Pseudo-random variable generators
have since a long time has been used for encryption key designing purpose in
cryptography. Having a strong undetectable encryption code is the primary and
critical component of any kind of security in the cyber space. We see stronger
and better encryptions every day and our Internet-laced world would be a far
riskier place if we didn’t. A stronger encryption would mean an unbreakable
encryption. Any weakness in the encryption will be exploited by hackers,
criminals or foreign governments. There are a few methods to bypass the
encryption which in technical terms is called a “backdoor”. This means if a
backdoor to a cryptographic key system exists it can be easily exploited for
leaking out confidential information. 1,2,3,4

Today with growing cases of
cyber-crimes, trespassing and hacking, various methods of increasing security
over the internet and other confidential areas have come up like Triple DES5,
Double Encryption2,3 and many other Secure Cryptographic storage designs2,3,4.

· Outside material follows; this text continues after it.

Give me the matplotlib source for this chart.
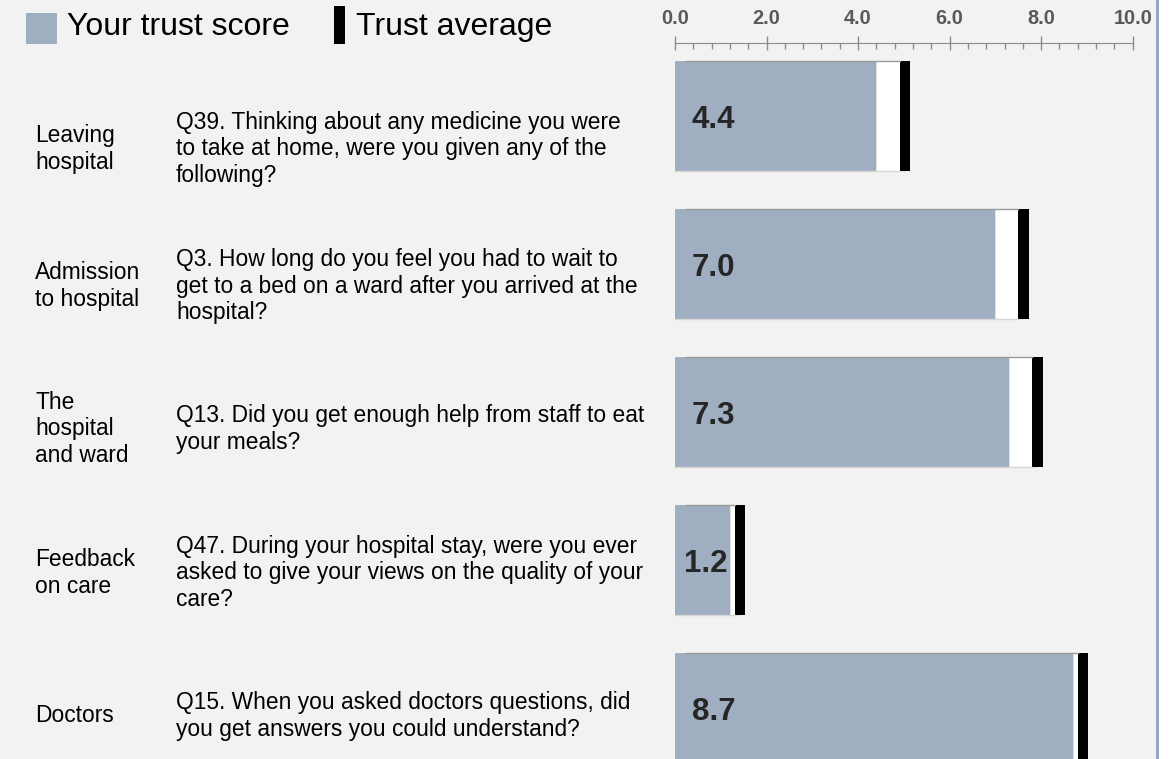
import matplotlib.pyplot as plt
from matplotlib.patches import Rectangle
from matplotlib.lines import Line2D
from matplotlib.ticker import MultipleLocator, FormatStrFormatter

plt.rcParams['font.family'] = ['Liberation Sans', 'DejaVu Sans']

# data
sections = ['Leaving\nhospital', 'Admission\nto hospital', 'The\nhospital\nand ward',
            'Feedback\non care', 'Doctors']
questions = [
    'Q39. Thinking about any medicine you were\nto take at home, were you given any of the\nfollowing?',
    'Q3. How long do you feel you had to wait to\nget to a bed on a ward after you arrived at the\nhospital?',
    'Q13. Did you get enough help from staff to eat\nyour meals?',
    'Q47. During your hospital stay, were you ever\nasked to give your views on the quality of your\ncare?',
    'Q15. When you asked doctors questions, did\nyou get answers you could understand?',
]
scores = [4.4, 7.0, 7.3, 1.2, 8.7]
trust_avg = [5.02, 7.61, 7.92, 1.42, 8.91]

W, H = 1173, 759
BG = '#f2f2f2'
BLUE = '#a0aec1'

fig = plt.figure(figsize=(W / 100, H / 100), dpi=100)
fig.patch.set_facecolor(BG)

# white strip at right with thin border line
fig.patches.append(Rectangle((1157 / W, 0), 1 - 1157 / W, 1, transform=fig.transFigure,
                             facecolor='white', edgecolor='none', zorder=0))
fig.lines.append(Line2D([1157 / W, 1157 / W], [0, 1], transform=fig.transFigure,
                        color='#8ea0bb', lw=2))

# bar axes: x 0..10 -> pixels 675..1133, bar i centred at 116 + 148*i px
x0, x1 = 675, 1132.7
step, bar_h = 148, 110
y_top = -116 / step
y_bot = (H - 116) / step
ax = fig.add_axes([x0 / W, 0, (x1 - x0) / W, 1])
ax.set_facecolor('none')
ax.set_xlim(0, 10)
ax.set_ylim(y_bot, y_top)
idx = list(range(len(scores)))
h = bar_h / step

ax.barh(idx, [a - s for a, s in zip(trust_avg, scores)], left=scores, height=h,
        color='white', edgecolor='#dddddd', linewidth=0.6)
ax.barh(idx, scores, height=h, color=BLUE, edgecolor='none')
ax.barh(idx, 0.23, left=[a - 0.115 for a in trust_avg], height=h, color='black')
for i, (s, a) in enumerate(zip(scores, trust_avg)):
    ax.plot([0.25, a - 0.115], [i - h / 2, i - h / 2], color='#9a9a9a', lw=1)
    ax.plot([0, a - 0.115], [i + h / 2, i + h / 2], color='#d6d6d6', lw=1)
    if s < 2:
        ax.text(s - 0.05, i + 0.025, f'{s:.1f}', ha='right', va='center', fontsize=22.5,
                fontweight='bold', color='#262626')
    else:
        ax.text(0.37, i + 0.025, f'{s:.1f}', ha='left', va='center', fontsize=22.5,
                fontweight='bold', color='#262626')

# top axis
for side in ['left', 'right', 'bottom']:
    ax.spines[side].set_visible(False)
ax.spines['top'].set_position(('data', (42.7 - 116) / step))
ax.spines['top'].set_color('#8c8c8c')
ax.xaxis.set_ticks_position('top')
ax.xaxis.set_major_locator(MultipleLocator(2))
ax.xaxis.set_minor_locator(MultipleLocator(0.4))
ax.xaxis.set_major_formatter(FormatStrFormatter('%.1f'))
ax.tick_params(axis='x', which='major', direction='inout', length=10, width=1,
               color='#8c8c8c', pad=5.5, labelsize=14.3, labelcolor='#595959')
ax.tick_params(axis='x', which='minor', direction='in', length=4, width=1,
               color='#8c8c8c')
for lbl in ax.get_xticklabels():
    lbl.set_fontweight('bold')
ax.set_yticks([])

# left-hand texts
text_y = [149, 286, 429, 573, 716]
for sec, q, ty in zip(sections, questions, text_y):
    fig.text(35 / W, 1 - ty / H, sec, ha='left', va='center', fontsize=16.4,
             color='black', linespacing=1.2)
    fig.text(176 / W, 1 - ty / H, q, ha='left', va='center', fontsize=16.4,
             color='black', linespacing=1.2)

# legend
fig.patches.append(Rectangle((26 / W, 1 - 44 / H), 31 / W, 31 / H, transform=fig.transFigure,
                             facecolor=BLUE, edgecolor='none'))
fig.text(67 / W, 1 - 27 / H, 'Your trust score', ha='left', va='center', fontsize=23)
fig.patches.append(Rectangle((334 / W, 1 - 44 / H), 11 / W, 38 / H, transform=fig.transFigure,
                             facecolor='black', edgecolor='none'))
fig.text(356 / W, 1 - 27 / H, 'Trust average', ha='left', va='center', fontsize=23)

fig.savefig('out.png', dpi=100, facecolor=fig.get_facecolor())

These all methods seem to have very complicated algorithms and tedious code
writing processes. Hence to through this paper we propose an easy but difficult
to decode method of enhancing the security of an encryption key using a
pseudo-random generator specifically, the Linear Feedback Shift Register with
modifications in its final output. In our method of generating the novel result
of the output of an LFSR we are using VHDL Behavioral modulation while designing
the code for the LFSR in the software. The target device that we have used is
Xilinx Spartan 3A and performed simulation and synthesis using Xilinx
ISE.6,7,8 The practical exhibition of our work can be done by burning the
VHDL program in either a FPGA or CPLD kit compatible with the Spartan 3A family9.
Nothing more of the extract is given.